The Vaselines formed in Glasgow in 1987 and released two EPs and one album, Dum Dum, on Scotland’s legendary 53rd & 3rd label. Tunes like ‘Son of a Gun’ and ‘Molly’s Lips’ served up a playful, sex-obsessed, and totally catchy amalgam of bubblegum and the Velvet Underground that would help form the blueprint for modern indie-pop. But their promising career was shortlived, the band dissolving the same week as their debut album was released. They were destined, it seemed, to be forgotten.
But then Kurt Cobain came along, announcing his unlikely superfandom in this obscure, defunct Glasweigian band, and literally singing their praises. Not only did he plug them in interviews, calling singers/guitarists Eugene Kelly and Frances McKee his “favourite songwriters in the whole world”, but Nirvana also covered three Vaselines songs (the aforementioned ‘Son of a Gun’ and ‘Molly’s Lips’, and most famously ‘Jesus Wants Me for a Sunbeam’, long associated with the Seattle band’s funereal MTV Unplugged performance). Very quickly the world took notice.

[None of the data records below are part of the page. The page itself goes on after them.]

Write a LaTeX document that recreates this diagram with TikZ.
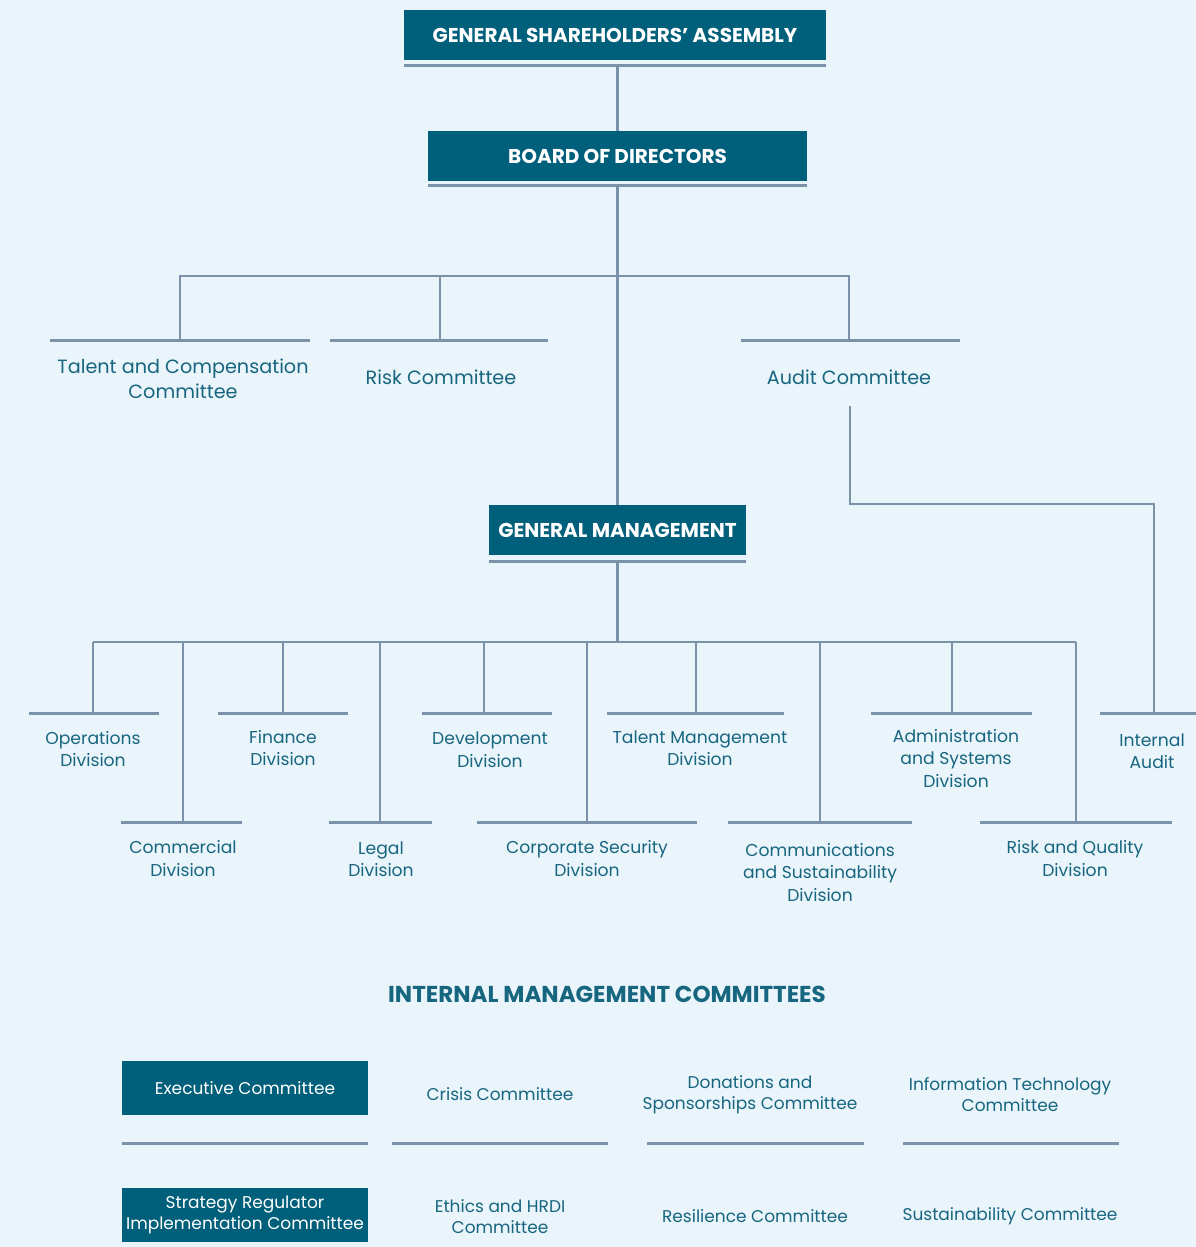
\documentclass[tikz,border=0pt]{standalone}
\usepackage{fontspec}
\setmainfont{Poppins}
\definecolor{bg}{HTML}{EAF4FB}
\definecolor{boxc}{HTML}{005F7A}
\definecolor{linec}{HTML}{7B93A8}
\definecolor{txtc}{HTML}{17667F}
\begin{document}
\begin{tikzpicture}[x=1pt,y=-1pt,
  topbox/.style={fill=boxc,text=white,inner sep=0pt,font=\bfseries\fontsize{20}{24}\selectfont},
  rule/.style={linec,line width=3pt},
  conn/.style={linec,line width=2.6pt},
  comm/.style={text=txtc,align=center,inner sep=0pt,font=\fontsize{19.2}{25}\selectfont},
  divt/.style={text=txtc,align=center,inner sep=0pt,font=\fontsize{17.2}{22.5}\selectfont},
  imc/.style={text=txtc,align=center,inner sep=0pt,font=\fontsize{17}{21}\selectfont},
  imcbox/.style={fill=boxc,text=white,align=center,inner sep=0pt,minimum width=246pt,font=\fontsize{17}{21}\selectfont},
  sect/.style={text=txtc,inner sep=0pt,font=\bfseries\fontsize{23}{27}\selectfont}]
\fill[bg] (0,0) rectangle (1196,1247);
\useasboundingbox (0,0) rectangle (1196,1247);

% top boxes
\node[topbox,minimum width=422pt,minimum height=50pt] (gsa) at (615,35) {GENERAL SHAREHOLDERS’ ASSEMBLY};
\draw[rule] (404,66) -- (826,66);
\node[topbox,minimum width=379pt,minimum height=50pt] (bod) at (617.5,156) {BOARD OF DIRECTORS};
\draw[rule] (428,185) -- (807,185);
\node[topbox,minimum width=257pt,minimum height=50pt] (gm) at (617.5,530) {GENERAL MANAGEMENT};
\draw[rule] (489,561) -- (746,561);

\coordinate (gsaU) at (617.5,66);
\coordinate (bodU) at (617.5,185);
\coordinate (gmU) at (617.5,561);
\draw[conn] (gsaU) -- (bod.north);
\draw[conn] (bodU) -- (gm.north);

% board committees
\coordinate (cbus) at (617.5,276);
\coordinate (talU) at (180,340);
\coordinate (riskU) at (440,340);
\coordinate (audU) at (849,340);
\draw[rule] (50,340) -- (310,340);
\draw[rule] (330,340) -- (548,340);
\draw[rule] (741,340) -- (960,340);
\draw[conn] (talU) |- (cbus) -| (audU);
\draw[conn] (riskU) -- (riskU |- cbus);
\node[comm] (tal) at (183,379) {Talent and Compensation\\Committee};
\node[comm] (risk) at (441,377) {Risk Committee};
\node[comm] (aud) at (849,377) {Audit Committee};

% internal audit
\coordinate (audS) at (850,406);
\coordinate (iaU) at (1154,713);
\draw[conn] (audS) |- (1154,504) -- (iaU);
\draw[rule] (1100,713) -- (1196,713);
\node[divt] (ia) at (1152,751) {Internal\\Audit};

% divisions
\coordinate (dbus) at (617.5,642);
\draw[conn] (gmU) -- (dbus);
\draw[conn] (93,642) -- (1076,642);
\foreach \x/\y in {93/713,183/822,283/713,380/822,484/713,587/822,696/713,820/822,952/713,1076/822}
  \draw[conn] (\x,642) -- (\x,\y);
% underlines
\draw[rule] (29,713) -- (159,713);
\draw[rule] (218,713) -- (348,713);
\draw[rule] (422,713) -- (552,713);
\draw[rule] (607,713) -- (784,713);
\draw[rule] (871,713) -- (1032,713);
\draw[rule] (121,822) -- (242,822);
\draw[rule] (329,822) -- (432,822);
\draw[rule] (477,822) -- (697,822);
\draw[rule] (728,822) -- (912,822);
\draw[rule] (980,822) -- (1172,822);

\node[divt] (ops) at (93,749) {Operations\\Division};
\node[divt] (fin) at (283,748) {Finance\\Division};
\node[divt] (dev) at (490,749.5) {Development\\Division};
\node[divt] (tm) at (700,748) {Talent Management\\Division};
\node[divt] (adm) at (956,758.5) {Administration\\and Systems\\Division};
\node[divt] (com) at (183,858.5) {Commercial\\Division};
\node[divt] (leg) at (381,859) {Legal\\Division};
\node[divt] (cs) at (587,858.5) {Corporate Security\\Division};
\node[divt] (cms) at (820,872.5) {Communications\\and Sustainability\\Division};
\node[divt] (rq) at (1075,858.5) {Risk and Quality\\Division};

% internal management committees
\node[sect] (imct) at (607,994) {INTERNAL MANAGEMENT COMMITTEES};
\node[imcbox,minimum height=54pt] (exec) at (245,1088) {Executive Committee};
\node[imcbox,minimum height=54pt] (strat) at (245,1215) {Strategy Regulator\\Implementation Committee};
\node[imc] (cris) at (500,1094) {Crisis Committee};
\node[imc] (don) at (750,1094.5) {Donations and\\Sponsorships Committee};
\node[imc] (it) at (1010,1094.5) {Information Technology\\Committee};
\node[imc] (eth) at (500,1216.5) {Ethics and HRDI\\Committee};
\node[imc] (res) at (755,1216) {Resilience Committee};
\node[imc] (sus) at (1010,1216) {Sustainability Committee};
\draw[rule] (122,1143) -- (368,1143);
\draw[rule] (392,1143) -- (608,1143);
\draw[rule] (647,1143) -- (864,1143);
\draw[rule] (903,1143) -- (1119,1143);
\end{tikzpicture}
\end{document}
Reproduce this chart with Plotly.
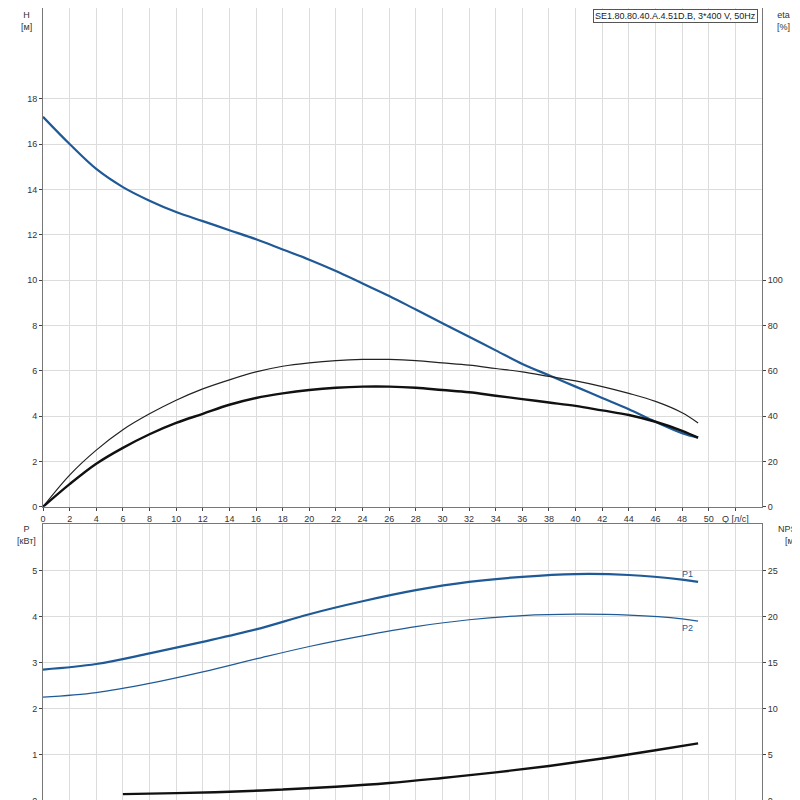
import plotly.graph_objects as go

# Напор H (м)
q_h = [0, 2, 4, 6, 8, 10, 12, 14, 16, 18, 20, 22, 24, 26, 28, 30, 32, 34, 36, 38, 40, 42, 44, 46, 48, 49.2]
h = [17.2, 16.0, 14.9, 14.1, 13.5, 13.0, 12.6, 12.2, 11.8, 11.35, 10.9, 10.4, 9.85, 9.3, 8.7, 8.1,
     7.5, 6.9, 6.3, 5.8, 5.3, 4.8, 4.3, 3.75, 3.25, 3.05]
# КПД (%)
eta_thin = [0, 14, 25, 34, 41, 47, 52, 56, 59.5, 62, 63.5, 64.5, 65, 65, 64.5, 63.5, 62.5, 61, 59.5,
            57.5, 55.5, 53, 50, 46.5, 41.5, 37]
eta_thick = [0, 10, 19, 26, 32, 37, 41, 45, 48, 50, 51.5, 52.5, 53, 53, 52.5, 51.5, 50.5, 49, 47.5,
             46, 44.5, 42.5, 40.5, 37.5, 33.5, 30.5]
# Мощность (кВт)
q_p = [0, 4, 8, 12, 16, 20, 24, 28, 32, 36, 40, 44, 48, 49.2]
p1 = [2.85, 2.97, 3.2, 3.45, 3.72, 4.05, 4.33, 4.57, 4.75, 4.86, 4.92, 4.9, 4.8, 4.75]
p2 = [2.25, 2.35, 2.55, 2.8, 3.08, 3.35, 3.58, 3.78, 3.93, 4.02, 4.05, 4.03, 3.95, 3.9]
# NPSH (м)
q_n = [6, 10, 14, 18, 22, 26, 30, 34, 38, 42, 46, 49.2]
npsh = [0.75, 0.85, 1.0, 1.25, 1.55, 1.95, 2.5, 3.1, 3.8, 4.6, 5.5, 6.25]

blue = "#1f5a96"
fig = go.Figure()
fig.add_scatter(x=q_h, y=h, mode="lines", line=dict(color=blue, width=2.2, shape="spline"), xaxis="x", yaxis="y")
fig.add_scatter(x=q_h, y=eta_thin, mode="lines", line=dict(color="#222", width=1.2, shape="spline"), xaxis="x", yaxis="y2")
fig.add_scatter(x=q_h, y=eta_thick, mode="lines", line=dict(color="#111", width=2.4, shape="spline"), xaxis="x", yaxis="y2")
fig.add_scatter(x=q_p, y=p1, mode="lines", line=dict(color=blue, width=2.2, shape="spline"), xaxis="x2", yaxis="y3")
fig.add_scatter(x=q_p, y=p2, mode="lines", line=dict(color=blue, width=1.2, shape="spline"), xaxis="x2", yaxis="y3")
fig.add_scatter(x=q_n, y=npsh, mode="lines", line=dict(color="#111", width=2.4, shape="spline"), xaxis="x2", yaxis="y4")

grid = "#dcdcdc"
frame = "#777"
tick = dict(size=9, color="#333", family="Arial")
xt = list(range(0, 52, 2))
fig.update_layout(
    width=800, height=800, showlegend=False,
    margin=dict(l=35, r=46, t=0, b=7),
    plot_bgcolor="white", paper_bgcolor="white",
    font=dict(family="Arial", size=9, color="#333"),
    xaxis=dict(domain=[0, 1], range=[0, 54], anchor="y", tickvals=xt + [52],
               ticktext=[str(v) for v in xt] + ["Q [л/с]"], gridcolor=grid, showline=True,
               linecolor=frame, mirror=True, ticks="outside", ticklen=3, tickfont=tick,
               zeroline=False, automargin=False),
    yaxis=dict(domain=[0.371, 1], range=[0, 22], tickvals=list(range(0, 20, 2)),
               gridcolor=grid, showline=True, linecolor=frame, ticks="outside", ticklen=3,
               tickfont=tick, zeroline=False, automargin=False),
    yaxis2=dict(overlaying="y", side="right", range=[0, 220], tickvals=list(range(0, 120, 20)),
                showgrid=False, showline=True, linecolor=frame, ticks="outside", ticklen=3,
                tickfont=tick, zeroline=False, automargin=False),
    xaxis2=dict(domain=[0, 1], range=[0, 54], anchor="y3", dtick=2, showticklabels=False,
                gridcolor=grid, showline=True, linecolor=frame, mirror=True, zeroline=False,
                automargin=False),
    yaxis3=dict(domain=[0, 0.349], range=[0, 6], anchor="x2", tickvals=list(range(0, 6)),
                gridcolor=grid, showline=True, linecolor=frame, ticks="outside", ticklen=3,
                tickfont=tick, zeroline=False, automargin=False),
    yaxis4=dict(overlaying="y3", anchor="x2", side="right", range=[0, 30], tickvals=list(range(0, 30, 5)),
                showgrid=False, showline=True, linecolor=frame, ticks="outside", ticklen=3,
                tickfont=tick, zeroline=False, automargin=False),
)

def note(x, y, text, xanchor="center", color="#333", **kw):
    fig.add_annotation(x=x, y=y, xref="paper", yref="paper", text=text, showarrow=False,
                       xanchor=xanchor, yanchor="top", font=dict(size=9, color=color), **kw)

note(-0.023, 1.0, "H<br>[м]")
note(1.03, 1.0, "eta<br>[%]")
note(-0.023, 0.352, "P<br>[кВт]")
note(1.04, 0.352, "NPSH<br>[м]")
fig.add_annotation(x=0.995, y=0.999, xref="paper", yref="paper", text="SE1.80.80.40.A.4.51D.B, 3*400 V, 50Hz",
                   showarrow=False, xanchor="right", yanchor="top", font=dict(size=9, color="#222"),
                   bgcolor="white", bordercolor="#555", borderwidth=1, borderpad=1)
fig.add_annotation(x=48.4, y=4.77, xref="x2", yref="y3", text="P1", showarrow=False, yanchor="bottom",
                   font=dict(size=9, color=blue))
fig.add_annotation(x=48.4, y=3.9, xref="x2", yref="y3", text="P2", showarrow=False, yanchor="top",
                   font=dict(size=9, color=blue))

fig.write_html("out.html")
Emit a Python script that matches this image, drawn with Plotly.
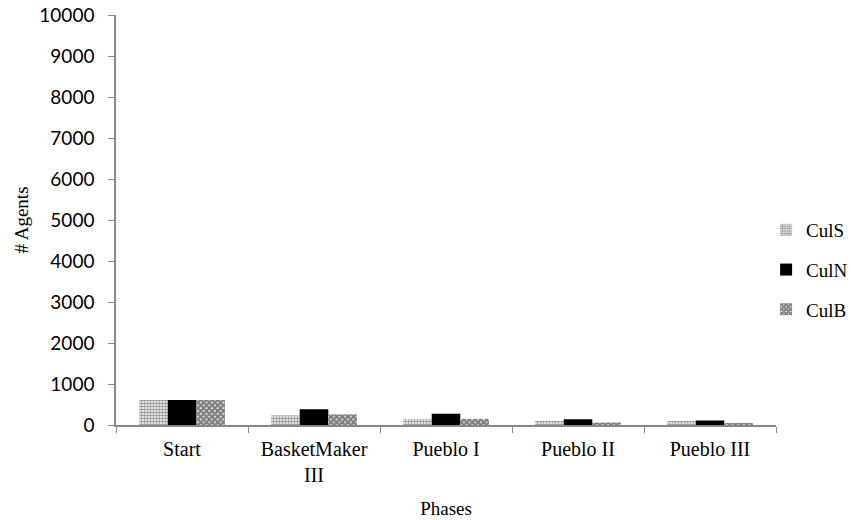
import plotly.graph_objects as go

phases = ["Start", "BasketMaker<br>III", "Pueblo I", "Pueblo II", "Pueblo III"]
culS = [610, 235, 150, 100, 100]
culN = [610, 385, 275, 140, 110]
culB = [610, 260, 150, 60, 30]
y_ticks = [0, 1000, 2000, 3000, 4000, 5000, 6000, 7000, 8000, 9000, 10000]
y_tick_labels = [str(v) for v in y_ticks]

serif = "Liberation Serif, Times New Roman, serif"
sans = "Lato, Liberation Sans, sans-serif"

fig = go.Figure()
fig.add_trace(go.Bar(name="CulS", x=phases, y=culS, legendgroup="s",
                     marker=dict(color="#ffffff", line=dict(width=0),
                                 pattern=dict(shape=".", fgcolor="#222222", bgcolor="#ffffff",
                                              size=3, solidity=0.6))))
fig.add_trace(go.Bar(name="CulN", x=phases, y=culN, legendgroup="n",
                     marker=dict(color="#000000", line=dict(width=0))))
fig.add_trace(go.Bar(name="CulB", x=phases, y=culB, legendgroup="b",
                     marker=dict(color="#ffffff", line=dict(width=0),
                                 pattern=dict(shape="x", fgcolor="#000000", bgcolor="#ffffff",
                                              size=4, solidity=0.85))))

fig.update_layout(
    width=851, height=520,
    margin=dict(l=116, r=75, t=15, b=95, autoexpand=False),
    paper_bgcolor="white", plot_bgcolor="white",
    barmode="group", bargap=0.35, bargroupgap=0,
    font=dict(family=serif, size=19, color="black"),
    showlegend=True,
    legend=dict(x=0.985, y=0.378, yanchor="middle", xanchor="left",
                font=dict(family=serif, size=19), tracegroupgap=12,
                itemwidth=30, bgcolor="rgba(0,0,0,0)"),
    xaxis=dict(
        title=dict(text="Phases", font=dict(family=serif, size=19), standoff=17),
        showline=True, linecolor="#888888", linewidth=1.5,
        ticks="outside", tickson="boundaries", ticklen=6, tickcolor="#888888",
        tickfont=dict(family=serif, size=20), ticklabelstandoff=5,
        showgrid=False, automargin=False,
    ),
    yaxis=dict(
        title=dict(text="# Agents", font=dict(family=serif, size=19), standoff=6),
        range=[0, 10000], tickvals=y_ticks, ticktext=y_tick_labels,
        showline=True, linecolor="#888888", linewidth=1.5,
        ticks="outside", ticklen=6, tickcolor="#888888",
        tickfont=dict(family=sans, size=19), ticklabelstandoff=10,
        ticklabeloverflow="allow",
        showgrid=False, zeroline=False, automargin=False,
    ),
)

fig.write_html("out.html", config={"displayModeBar": False},
               post_script="document.body.style.margin='0px';")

But the band didn’t, particularly. Rather than getting back together to ride this unprecedented wave of “success”, they remained musically active elsewhere; Kelly with Captain America AKA Eugenius and as a solo artist; McKee with Painkillers and Suckle. They did also play together from time to time, but it was only years later that The Vaselines properly reconnected, with each other and with audiences who had blinked and missed them the first time around.
Buoyed by the buzz of their live return, The Vaselines headed back into the Studio in 2010 to record their long, long, long-awaited second record, Sex With An X. They did so in the old fashioned way, recording 12 songs in 13 days, backed by members of Belle and Sebastian and the 1990s, and working with producer Jamie Watson, who was also at the helm of Dum Dum.
Peurile innuendo, lavish blasphemy and lo-fi lullablies… Sex With An X sprung no surprises; any of its super-catchy, two-riff, verse-chorus songs could have made it onto Dum Dum. “Feels so good it must be bad for me / Let’s do it, let’s do it again” goes the chorus of the title track, perhaps a winking acknowledgement of the band’s understandable reluctance to let go of the back-to-basics formula that is the essence of The Vaseline’s magic.
Their third effort V for Vaselines (2014) followed suit, only dialling up the punk rock element, reportedly inspired by a restoked appreciation for the Ramones and Eugene Kelly’s desire to “write some really short punk rock songs, just get into people’s ear really straight away, and then get out of there really quickly.” The result is the band’s punchiest, catchiest album to date, full of irrepressible, asphalt-ripping rockers like ‘High Tide Low Tide’ (listen above) and beautifully breezy mid-tempo tracks like ‘The Lonely LP and ‘Inky Lies’.
The Vaselines haven’t released any music since that record, but they’re in a position now where they don’t really have to; their smutty wit and irresistible hooks will forever be etched into the punk pop landscape, and they’ve given themselves enough of a back catalogue to plunder for a good few more tours.
It’s hard to imagine a more fitting live space for The Vaselines than The Trades Club, a grassroots venue as beloved and DIY-spirited as the band you’ll catch there on 1 November.